--- start ITEMS ---

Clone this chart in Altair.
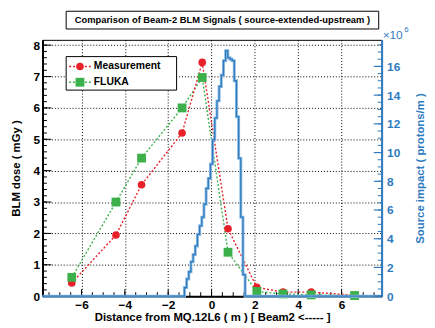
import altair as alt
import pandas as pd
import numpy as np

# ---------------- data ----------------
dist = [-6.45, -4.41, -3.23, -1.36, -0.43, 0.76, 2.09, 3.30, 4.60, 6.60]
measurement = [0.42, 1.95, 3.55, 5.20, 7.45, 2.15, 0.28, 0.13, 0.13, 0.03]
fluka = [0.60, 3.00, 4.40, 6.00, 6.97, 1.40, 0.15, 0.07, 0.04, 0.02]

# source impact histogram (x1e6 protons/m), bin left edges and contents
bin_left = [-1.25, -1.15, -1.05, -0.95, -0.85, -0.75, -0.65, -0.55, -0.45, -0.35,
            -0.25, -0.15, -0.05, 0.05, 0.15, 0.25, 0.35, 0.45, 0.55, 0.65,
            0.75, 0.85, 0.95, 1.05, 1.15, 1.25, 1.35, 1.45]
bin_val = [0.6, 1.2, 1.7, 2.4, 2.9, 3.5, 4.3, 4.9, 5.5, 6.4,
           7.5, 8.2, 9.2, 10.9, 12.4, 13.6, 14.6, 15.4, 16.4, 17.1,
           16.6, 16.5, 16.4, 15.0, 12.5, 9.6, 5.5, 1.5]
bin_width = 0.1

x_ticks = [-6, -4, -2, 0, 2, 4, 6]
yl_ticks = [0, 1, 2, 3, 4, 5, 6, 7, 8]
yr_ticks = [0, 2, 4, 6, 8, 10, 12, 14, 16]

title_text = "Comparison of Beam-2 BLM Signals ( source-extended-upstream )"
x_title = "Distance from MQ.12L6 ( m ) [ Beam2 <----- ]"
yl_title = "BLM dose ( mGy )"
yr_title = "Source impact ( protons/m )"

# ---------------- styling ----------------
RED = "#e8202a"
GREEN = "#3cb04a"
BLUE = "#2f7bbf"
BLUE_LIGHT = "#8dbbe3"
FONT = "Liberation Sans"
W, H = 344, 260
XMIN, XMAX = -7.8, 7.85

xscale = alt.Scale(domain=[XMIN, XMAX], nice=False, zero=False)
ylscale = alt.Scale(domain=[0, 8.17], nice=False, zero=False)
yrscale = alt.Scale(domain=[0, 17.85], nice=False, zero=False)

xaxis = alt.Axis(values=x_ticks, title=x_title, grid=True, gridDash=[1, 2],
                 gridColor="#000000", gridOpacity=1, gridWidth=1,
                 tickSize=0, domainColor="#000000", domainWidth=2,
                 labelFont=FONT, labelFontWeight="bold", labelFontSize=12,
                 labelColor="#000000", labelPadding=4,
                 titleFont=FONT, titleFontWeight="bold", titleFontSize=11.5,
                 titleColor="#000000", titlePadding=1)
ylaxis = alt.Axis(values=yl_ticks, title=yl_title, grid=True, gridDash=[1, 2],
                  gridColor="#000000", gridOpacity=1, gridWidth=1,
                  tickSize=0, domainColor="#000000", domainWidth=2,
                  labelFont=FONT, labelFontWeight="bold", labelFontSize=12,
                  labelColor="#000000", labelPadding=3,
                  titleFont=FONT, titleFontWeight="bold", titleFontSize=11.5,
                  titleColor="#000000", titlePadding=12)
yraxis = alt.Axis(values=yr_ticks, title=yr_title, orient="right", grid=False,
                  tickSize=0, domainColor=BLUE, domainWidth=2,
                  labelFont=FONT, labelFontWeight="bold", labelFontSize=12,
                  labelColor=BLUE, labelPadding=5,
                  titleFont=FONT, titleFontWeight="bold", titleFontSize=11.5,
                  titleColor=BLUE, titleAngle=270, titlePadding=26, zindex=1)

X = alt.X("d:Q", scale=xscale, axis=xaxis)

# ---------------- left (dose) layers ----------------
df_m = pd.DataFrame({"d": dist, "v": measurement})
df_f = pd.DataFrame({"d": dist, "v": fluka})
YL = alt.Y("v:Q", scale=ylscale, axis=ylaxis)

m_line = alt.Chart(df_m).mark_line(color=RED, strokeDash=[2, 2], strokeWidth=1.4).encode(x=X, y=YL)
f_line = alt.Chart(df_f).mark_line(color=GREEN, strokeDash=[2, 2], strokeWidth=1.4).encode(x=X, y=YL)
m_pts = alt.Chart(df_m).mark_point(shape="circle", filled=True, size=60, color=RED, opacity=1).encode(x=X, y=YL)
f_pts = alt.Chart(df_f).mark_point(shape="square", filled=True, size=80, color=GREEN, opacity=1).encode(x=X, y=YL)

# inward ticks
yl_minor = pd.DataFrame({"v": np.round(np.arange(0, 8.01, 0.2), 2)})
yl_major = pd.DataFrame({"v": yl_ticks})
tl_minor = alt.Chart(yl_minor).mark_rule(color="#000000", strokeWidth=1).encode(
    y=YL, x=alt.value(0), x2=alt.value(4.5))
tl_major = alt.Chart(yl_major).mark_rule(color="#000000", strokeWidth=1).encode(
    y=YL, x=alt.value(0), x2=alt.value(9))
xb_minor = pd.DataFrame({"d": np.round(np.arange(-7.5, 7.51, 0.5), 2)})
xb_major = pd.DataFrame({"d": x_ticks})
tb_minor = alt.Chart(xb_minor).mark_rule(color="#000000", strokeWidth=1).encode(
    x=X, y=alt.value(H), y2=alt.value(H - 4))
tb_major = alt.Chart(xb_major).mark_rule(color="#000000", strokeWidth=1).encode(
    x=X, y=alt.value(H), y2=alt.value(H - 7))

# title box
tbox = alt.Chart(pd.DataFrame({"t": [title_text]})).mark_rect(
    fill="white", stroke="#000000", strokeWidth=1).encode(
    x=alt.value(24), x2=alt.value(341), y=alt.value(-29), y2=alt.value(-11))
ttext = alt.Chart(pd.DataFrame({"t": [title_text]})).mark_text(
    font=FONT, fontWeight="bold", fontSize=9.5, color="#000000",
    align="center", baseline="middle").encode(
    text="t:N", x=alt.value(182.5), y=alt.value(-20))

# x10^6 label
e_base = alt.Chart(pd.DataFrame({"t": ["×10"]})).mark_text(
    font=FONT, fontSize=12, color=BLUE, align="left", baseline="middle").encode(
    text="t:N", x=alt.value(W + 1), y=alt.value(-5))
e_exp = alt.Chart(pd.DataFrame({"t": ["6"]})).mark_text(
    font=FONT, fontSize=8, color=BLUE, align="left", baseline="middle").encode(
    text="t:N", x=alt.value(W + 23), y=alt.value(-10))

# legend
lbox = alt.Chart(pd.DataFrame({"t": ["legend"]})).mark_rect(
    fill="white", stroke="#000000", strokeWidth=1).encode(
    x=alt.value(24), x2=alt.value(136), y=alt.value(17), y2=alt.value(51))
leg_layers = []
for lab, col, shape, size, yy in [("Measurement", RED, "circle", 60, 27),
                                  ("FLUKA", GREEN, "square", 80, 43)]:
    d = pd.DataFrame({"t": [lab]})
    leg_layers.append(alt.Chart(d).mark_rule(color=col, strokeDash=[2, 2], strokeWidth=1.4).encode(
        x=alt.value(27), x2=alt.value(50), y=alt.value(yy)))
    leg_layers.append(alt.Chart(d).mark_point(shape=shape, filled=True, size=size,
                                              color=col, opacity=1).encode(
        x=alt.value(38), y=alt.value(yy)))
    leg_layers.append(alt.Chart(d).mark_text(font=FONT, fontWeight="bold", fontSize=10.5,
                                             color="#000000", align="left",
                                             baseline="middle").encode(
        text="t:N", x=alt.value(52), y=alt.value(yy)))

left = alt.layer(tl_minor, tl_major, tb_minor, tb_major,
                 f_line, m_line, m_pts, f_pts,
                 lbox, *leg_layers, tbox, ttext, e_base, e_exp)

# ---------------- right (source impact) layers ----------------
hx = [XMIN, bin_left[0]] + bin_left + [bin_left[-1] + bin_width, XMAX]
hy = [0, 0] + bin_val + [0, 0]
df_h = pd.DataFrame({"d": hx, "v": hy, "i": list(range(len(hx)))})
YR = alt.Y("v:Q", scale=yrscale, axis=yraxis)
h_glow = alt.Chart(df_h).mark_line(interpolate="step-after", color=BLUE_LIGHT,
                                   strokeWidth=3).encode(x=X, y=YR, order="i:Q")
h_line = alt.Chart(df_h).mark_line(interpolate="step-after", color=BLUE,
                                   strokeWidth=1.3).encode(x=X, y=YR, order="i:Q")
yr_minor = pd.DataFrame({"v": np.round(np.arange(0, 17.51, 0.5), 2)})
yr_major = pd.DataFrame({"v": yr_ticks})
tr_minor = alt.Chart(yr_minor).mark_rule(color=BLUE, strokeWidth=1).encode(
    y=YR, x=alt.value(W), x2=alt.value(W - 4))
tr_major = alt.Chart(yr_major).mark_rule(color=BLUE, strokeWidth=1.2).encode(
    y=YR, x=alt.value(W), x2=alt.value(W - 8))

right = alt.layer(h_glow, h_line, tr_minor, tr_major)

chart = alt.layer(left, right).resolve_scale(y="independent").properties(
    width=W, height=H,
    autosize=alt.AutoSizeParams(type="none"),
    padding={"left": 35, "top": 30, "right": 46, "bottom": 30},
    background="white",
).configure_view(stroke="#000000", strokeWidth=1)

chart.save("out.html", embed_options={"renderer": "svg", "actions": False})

--- end ITEMS ---
--- start ITEMS ---

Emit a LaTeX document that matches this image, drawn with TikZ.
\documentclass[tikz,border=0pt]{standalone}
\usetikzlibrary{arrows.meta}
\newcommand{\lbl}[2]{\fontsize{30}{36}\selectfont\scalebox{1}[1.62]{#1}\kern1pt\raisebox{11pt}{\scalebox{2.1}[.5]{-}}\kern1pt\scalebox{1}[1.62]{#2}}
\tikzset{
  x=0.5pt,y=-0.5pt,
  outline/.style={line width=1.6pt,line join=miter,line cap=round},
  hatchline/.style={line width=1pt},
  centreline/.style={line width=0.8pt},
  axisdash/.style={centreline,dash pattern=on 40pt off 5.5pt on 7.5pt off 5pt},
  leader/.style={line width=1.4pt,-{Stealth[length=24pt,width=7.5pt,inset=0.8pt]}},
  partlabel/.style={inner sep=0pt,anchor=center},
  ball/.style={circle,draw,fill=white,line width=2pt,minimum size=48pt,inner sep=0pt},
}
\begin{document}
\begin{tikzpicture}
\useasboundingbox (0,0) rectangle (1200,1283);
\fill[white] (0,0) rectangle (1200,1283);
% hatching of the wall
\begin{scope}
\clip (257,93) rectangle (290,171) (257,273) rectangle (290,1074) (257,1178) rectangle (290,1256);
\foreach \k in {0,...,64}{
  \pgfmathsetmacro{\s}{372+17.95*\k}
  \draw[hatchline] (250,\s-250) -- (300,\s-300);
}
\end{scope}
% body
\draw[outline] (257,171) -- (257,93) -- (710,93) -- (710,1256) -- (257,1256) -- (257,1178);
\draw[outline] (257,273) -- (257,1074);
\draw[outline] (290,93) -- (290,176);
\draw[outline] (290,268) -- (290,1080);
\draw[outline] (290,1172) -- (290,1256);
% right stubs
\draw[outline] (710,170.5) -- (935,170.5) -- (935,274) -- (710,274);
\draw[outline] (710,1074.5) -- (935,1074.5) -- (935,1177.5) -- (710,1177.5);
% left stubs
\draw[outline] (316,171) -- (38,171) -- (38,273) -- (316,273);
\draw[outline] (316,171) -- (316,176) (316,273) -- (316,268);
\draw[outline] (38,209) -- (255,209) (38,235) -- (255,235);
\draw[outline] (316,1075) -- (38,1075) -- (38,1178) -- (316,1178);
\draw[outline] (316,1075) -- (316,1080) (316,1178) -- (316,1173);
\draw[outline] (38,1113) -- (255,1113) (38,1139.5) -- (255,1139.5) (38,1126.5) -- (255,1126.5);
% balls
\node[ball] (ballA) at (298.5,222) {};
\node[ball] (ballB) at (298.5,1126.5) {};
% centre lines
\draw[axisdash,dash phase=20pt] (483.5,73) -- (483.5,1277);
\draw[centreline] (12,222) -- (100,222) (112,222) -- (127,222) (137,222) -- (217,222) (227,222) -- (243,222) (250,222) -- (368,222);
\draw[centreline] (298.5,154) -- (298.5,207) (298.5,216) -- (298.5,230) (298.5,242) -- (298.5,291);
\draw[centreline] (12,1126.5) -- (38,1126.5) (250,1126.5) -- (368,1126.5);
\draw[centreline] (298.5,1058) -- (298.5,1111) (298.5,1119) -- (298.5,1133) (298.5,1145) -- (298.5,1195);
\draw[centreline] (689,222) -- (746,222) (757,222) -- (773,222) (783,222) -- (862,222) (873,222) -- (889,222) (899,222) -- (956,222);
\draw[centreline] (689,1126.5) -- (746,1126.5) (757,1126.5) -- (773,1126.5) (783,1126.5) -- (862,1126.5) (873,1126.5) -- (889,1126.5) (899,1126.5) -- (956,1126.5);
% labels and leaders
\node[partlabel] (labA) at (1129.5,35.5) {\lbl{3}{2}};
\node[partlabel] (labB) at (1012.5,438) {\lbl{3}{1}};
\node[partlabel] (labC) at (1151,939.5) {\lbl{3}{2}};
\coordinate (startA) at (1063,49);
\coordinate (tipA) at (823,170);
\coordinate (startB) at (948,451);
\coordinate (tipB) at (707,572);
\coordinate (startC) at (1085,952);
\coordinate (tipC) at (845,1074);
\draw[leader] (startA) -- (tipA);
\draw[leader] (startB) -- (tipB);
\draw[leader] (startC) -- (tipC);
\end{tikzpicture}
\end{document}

--- end ITEMS ---

**WORK TO DO:** Give again, exactly as written, only the lines that start at the one with "Clone this chart in Altair." and end at the one with "yrscale = alt.Scale(domain=[0, 17.85], nice=False, zero=False)", both included. Skip any pictures.

**RESULT:**
Clone this chart in Altair.
import altair as alt
import pandas as pd
import numpy as np

# ---------------- data ----------------
dist = [-6.45, -4.41, -3.23, -1.36, -0.43, 0.76, 2.09, 3.30, 4.60, 6.60]
measurement = [0.42, 1.95, 3.55, 5.20, 7.45, 2.15, 0.28, 0.13, 0.13, 0.03]
fluka = [0.60, 3.00, 4.40, 6.00, 6.97, 1.40, 0.15, 0.07, 0.04, 0.02]

# source impact histogram (x1e6 protons/m), bin left edges and contents
bin_left = [-1.25, -1.15, -1.05, -0.95, -0.85, -0.75, -0.65, -0.55, -0.45, -0.35,
            -0.25, -0.15, -0.05, 0.05, 0.15, 0.25, 0.35, 0.45, 0.55, 0.65,
            0.75, 0.85, 0.95, 1.05, 1.15, 1.25, 1.35, 1.45]
bin_val = [0.6, 1.2, 1.7, 2.4, 2.9, 3.5, 4.3, 4.9, 5.5, 6.4,
           7.5, 8.2, 9.2, 10.9, 12.4, 13.6, 14.6, 15.4, 16.4, 17.1,
           16.6, 16.5, 16.4, 15.0, 12.5, 9.6, 5.5, 1.5]
bin_width = 0.1

x_ticks = [-6, -4, -2, 0, 2, 4, 6]
yl_ticks = [0, 1, 2, 3, 4, 5, 6, 7, 8]
yr_ticks = [0, 2, 4, 6, 8, 10, 12, 14, 16]

title_text = "Comparison of Beam-2 BLM Signals ( source-extended-upstream )"
x_title = "Distance from MQ.12L6 ( m ) [ Beam2 <----- ]"
yl_title = "BLM dose ( mGy )"
yr_title = "Source impact ( protons/m )"

# ---------------- styling ----------------
RED = "#e8202a"
GREEN = "#3cb04a"
BLUE = "#2f7bbf"
BLUE_LIGHT = "#8dbbe3"
FONT = "Liberation Sans"
W, H = 344, 260
XMIN, XMAX = -7.8, 7.85

xscale = alt.Scale(domain=[XMIN, XMAX], nice=False, zero=False)
ylscale = alt.Scale(domain=[0, 8.17], nice=False, zero=False)
yrscale = alt.Scale(domain=[0, 17.85], nice=False, zero=False)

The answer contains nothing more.